Max’s rival for the top job, Peter (Ian McKellen), has his own reasons for trying to keep Stella and Edgar apart, but he’s happy for the scandal to rumble on long enough to damage Max.

When Edgar escapes from the Asylum, Stella is torn between staying behind without him and leaving her successful, but emotionally cold husband, to live on the run with a killer.

WHAT’S IT LIKE?

As expected, from the director behind Young Adam, this is a powerful, sexually charged piece of drama.

The story itself is rather plodding and the supposed twists are largely rather predictable and pedestrian, to the extent that very little really shocks or surprises – and on the rare occasion that it does – perhaps only during a school trip – it’s so unremittingly bleak as to make you wonder how anyone could actually derive any enjoyment or satisfaction from watching it.

The normally cheery and ebullient Hugh Bonneville plays effectively against type and the strongest performance in the film comes from Ian McKellen, who bristles with supercilious cheek.

But the other key performances – the ones on which the plot hangs – are less convincing.
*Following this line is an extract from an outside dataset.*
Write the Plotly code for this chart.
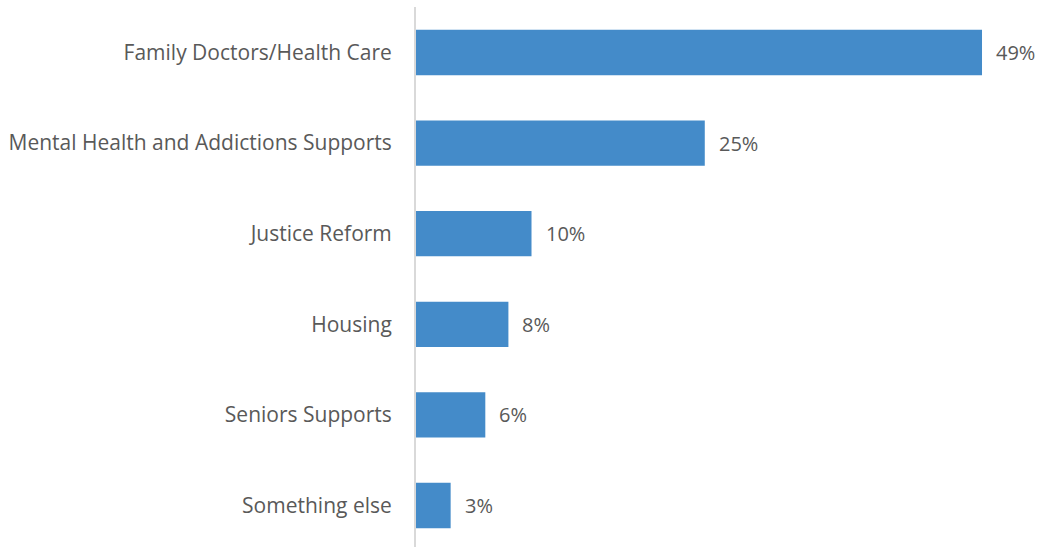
import plotly.graph_objects as go

# Survey categories, listed bottom to top
categories = [
    "Something else",
    "Seniors Supports",
    "Housing",
    "Justice Reform",
    "Mental Health and Addictions Supports",
    "Family Doctors/Health Care",
]
percentages = [3, 6, 8, 10, 25, 49]
value_labels = [f"{v}%" for v in percentages]

BAR_COLOR = "#448BC9"
TEXT_COLOR = "#595959"
FONT = "Open Sans"
FONT_SIZE = 21

fig = go.Figure(
    go.Bar(
        x=percentages,
        y=categories,
        orientation="h",
        width=0.5,
        marker=dict(color=BAR_COLOR, line=dict(width=0)),
        hoverinfo="skip",
    )
)

for cat, val, lab in zip(categories, percentages, value_labels):
    fig.add_annotation(
        x=val, y=cat, text=lab, showarrow=False,
        xanchor="left", yanchor="middle", xshift=12,
        font=dict(family=FONT, size=FONT_SIZE - 1, color=TEXT_COLOR),
    )

fig.update_layout(
    width=1042, height=547,
    margin=dict(l=416, r=2, t=7, b=0),
    paper_bgcolor="white", plot_bgcolor="white",
    showlegend=False,
    font=dict(family=FONT, size=FONT_SIZE, color=TEXT_COLOR),
    xaxis=dict(range=[0, 54.02], visible=False, showgrid=False, zeroline=False),
    yaxis=dict(
        range=[-0.458, 5.502],
        showgrid=False, zeroline=False,
        showline=True, linecolor="#D9D9D9", linewidth=2,
        ticks="", ticklabelstandoff=18,
        tickfont=dict(family=FONT, size=FONT_SIZE, color=TEXT_COLOR),
    ),
)

fig.write_html("out.html")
There was little real chemistry between Stella and Edgar – and certainly no logic to her decisions, although that was clearly the point of the film – the role of Stella was clearly hard to make in any way sympathetic – sadly, despite her efforts, Natasha Richardson doesn’t really succeed.

The inevitability of the conclusion of what becomes yet another British misery-fest means that the denouement comes as no surprise.

But while there is a market for this kind of dark, hopeless drama, the film-makers throw out all their indy-credentials to incorporate a cliché Hollywood would be too ashamed to adopt these days: after a fool-proof suicide attempt, one key character manages to stay alive just long enough for another character to arrive to be told “Leave me alone,” and not a second longer.